20.  SUBSEQUENT EVENTS
 
In January 2010, the Company granted options to purchase 500,000 shares of the Company’s common stock at an exercise price of $0.43 per share, based upon the fair market value on the date of the grant, in connection with the employment agreement for the Company’s new Vice President of Business Development.  The options vest over a three year period and expire in five years.
 
Since December 31, 2009, the Company has issued 4,965,904 shares of common stock to convert secured convertible original issue discount notes in the amount of $1,787,726.  These notes were convertible at $0.36 per share.
 
From January 1, 2010 through March 29, 2010, the Company has issued 1,281,445shares of common stock in exchange for cash of $312,561 upon the exercise of options and warrants with exercise prices of between $0.15 and $0.44 per share.
 
In January 2010 the Company issued 16,700 shares of common stock upon conversion of 20 shares of Series B Preferred Stock .  The total value of the preferred shares converted was $50,000.
 
In February 2010, the Company offered holders of warrants with exercise prices of $1.00 and $1.25 per share the opportunity to purchase an equal number of new warrants with exercise prices of $0.60 and $0.75 per share, respectively in exchange for the old warrants and the payment of $0.10 per warrant exchanged.  The new warrants expire on March 31, 2012.  As of March 29, 2010, the Company has received $512,768 for the exchange of 5,127,677 warrants.

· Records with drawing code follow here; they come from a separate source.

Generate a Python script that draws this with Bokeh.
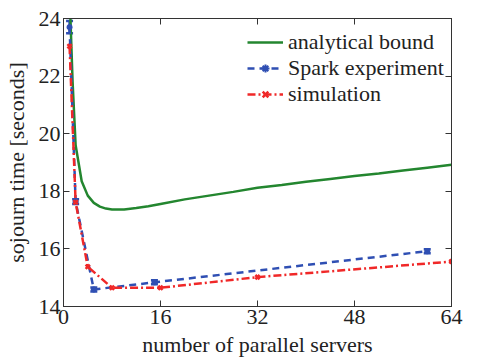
from bokeh.plotting import figure
from bokeh.models import (Range1d, FixedTicker, LinearAxis, Legend, LegendItem,
                          Whisker, ColumnDataSource, TeeHead)
from bokeh.embed import file_html
from bokeh.resources import INLINE

# ---- data ----
analytic_x = [1, 1.5, 2, 3, 4, 5, 6, 7, 8, 10, 12, 14, 16, 20, 24, 28, 32, 36, 40, 44, 48, 52, 56, 60, 64]
analytic_y = [24.9, 21.8, 19.6, 18.35, 17.85, 17.6, 17.47, 17.4, 17.37, 17.37, 17.42, 17.48, 17.56, 17.72,
              17.85, 17.98, 18.12, 18.22, 18.33, 18.43, 18.53, 18.62, 18.72, 18.82, 18.92]

spark_x = [1, 2, 5, 15, 60]
spark_y = [23.70, 17.64, 14.59, 14.84, 15.92]
spark_err = [0.21, 0.08, 0.07, 0.07, 0.07]

sim_x = [1, 2, 4, 8, 16, 32, 64]
sim_y = [23.04, 17.62, 15.38, 14.65, 14.65, 15.02, 15.56]

x_ticks = [0, 16, 32, 48, 64]
y_ticks = [14, 16, 18, 20, 22, 24]

GREEN = "#23862f"
BLUE = "#2f4fb3"
RED = "#f02828"
FONT = "Liberation Serif"
FS = "22px"

p = figure(frame_width=388, frame_height=288,
           x_range=Range1d(0, 64), y_range=Range1d(14, 24),
           output_backend="svg", toolbar_location=None,
           min_border_left=61, min_border_top=18, min_border_right=22, min_border_bottom=50)

p.xgrid.visible = False
p.ygrid.visible = False
p.outline_line_color = "#333333"
p.outline_line_width = 1
p.background_fill_color = "white"
p.border_fill_color = "white"

for ax in (p.xaxis[0], p.yaxis[0]):
    ax.major_tick_in = 6
    ax.major_tick_out = 0
    ax.minor_tick_line_color = None
    ax.axis_line_color = "#333333"
    ax.major_tick_line_color = "#333333"
    ax.major_label_text_font = FONT
    ax.major_label_text_font_size = FS
    ax.major_label_text_color = "#222222"
    ax.axis_label_text_font = FONT
    ax.axis_label_text_font_size = FS
    ax.axis_label_text_font_style = "normal"
    ax.axis_label_text_color = "#222222"

p.xaxis[0].ticker = FixedTicker(ticks=x_ticks)
p.yaxis[0].ticker = FixedTicker(ticks=y_ticks)
p.xaxis[0].axis_label = "number of parallel servers"
p.yaxis[0].axis_label = "sojourn time [seconds]"
p.xaxis[0].major_label_standoff = 3
p.xaxis[0].axis_label_standoff = 5
p.yaxis[0].major_label_standoff = 3
p.yaxis[0].axis_label_standoff = 7

# mirrored ticks on top/right (no labels)
top = LinearAxis(ticker=FixedTicker(ticks=x_ticks), major_tick_in=6, major_tick_out=0,
                 minor_tick_line_color=None,
                 major_label_overrides={t: "" for t in x_ticks},
                 major_label_standoff=0, axis_line_color="#333333", major_tick_line_color="#333333")
right = LinearAxis(ticker=FixedTicker(ticks=y_ticks), major_tick_in=6, major_tick_out=0,
                   minor_tick_line_color=None,
                   major_label_overrides={t: "" for t in y_ticks},
                   major_label_standoff=0, axis_line_color="#333333", major_tick_line_color="#333333")
p.add_layout(top, "above")
p.add_layout(right, "right")

# analytical bound
g = p.line(analytic_x, analytic_y, line_color=GREEN, line_width=2.5)

# Spark experiment
bl = p.line(spark_x, spark_y, line_color=BLUE, line_width=2.5, line_dash="7 5")
src = ColumnDataSource(data=dict(x=spark_x,
                                 upper=[y + e for y, e in zip(spark_y, spark_err)],
                                 lower=[y - e for y, e in zip(spark_y, spark_err)]))
w = Whisker(base="x", upper="upper", lower="lower", source=src,
            line_color=BLUE, line_width=2.5,
            upper_head=TeeHead(size=7, line_color=BLUE, line_width=2.5),
            lower_head=TeeHead(size=7, line_color=BLUE, line_width=2.5))
p.add_layout(w)
bm = p.scatter(spark_x, spark_y, marker="asterisk", size=6, line_color=BLUE, line_width=2)

# simulation
rl = p.line(sim_x, sim_y, line_color=RED, line_width=2.5, line_dash="8 3 2 3")
rm = p.scatter(sim_x, sim_y, marker="x", size=6, line_color=RED, line_width=2.5)

legend = Legend(items=[
    LegendItem(label="analytical bound", renderers=[g]),
    LegendItem(label="Spark experiment", renderers=[bl, bm]),
    LegendItem(label="simulation", renderers=[rl, rm]),
], location=(182, 197))
legend.label_text_font = FONT
legend.label_text_font_size = FS
legend.label_text_color = "#222222"
legend.glyph_width = 36
legend.glyph_height = 20
legend.label_height = 20
legend.label_standoff = 5
legend.spacing = 0
legend.padding = 2
legend.margin = 0
legend.border_line_alpha = 0
legend.background_fill_alpha = 0
p.add_layout(legend, "center")

open("out.html", "w").write(file_html(p, INLINE))
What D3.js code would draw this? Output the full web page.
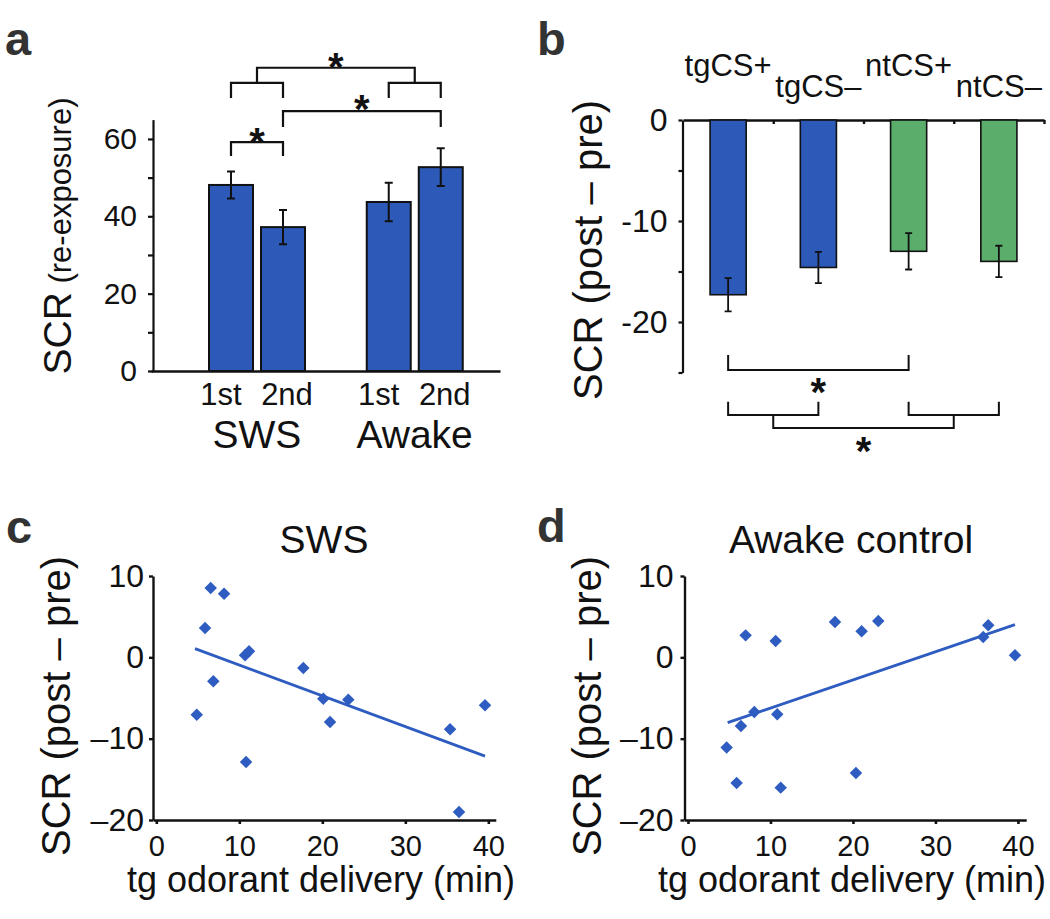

                On March 26, 2010, the Company formed a new subsidiary, Ecosphere Exploration LLC, to be in a position to take advange of opportunities to develop energy reserves on large tracts of environmentally sensitive sites onshore and offshore.

Management evaluated all activity of the Company through March 31, 2010 (the issue date of the Company’s consolidated financial statements) and concluded that no additional subsequent events have occurred that would require recognition in the consolidated financial statements.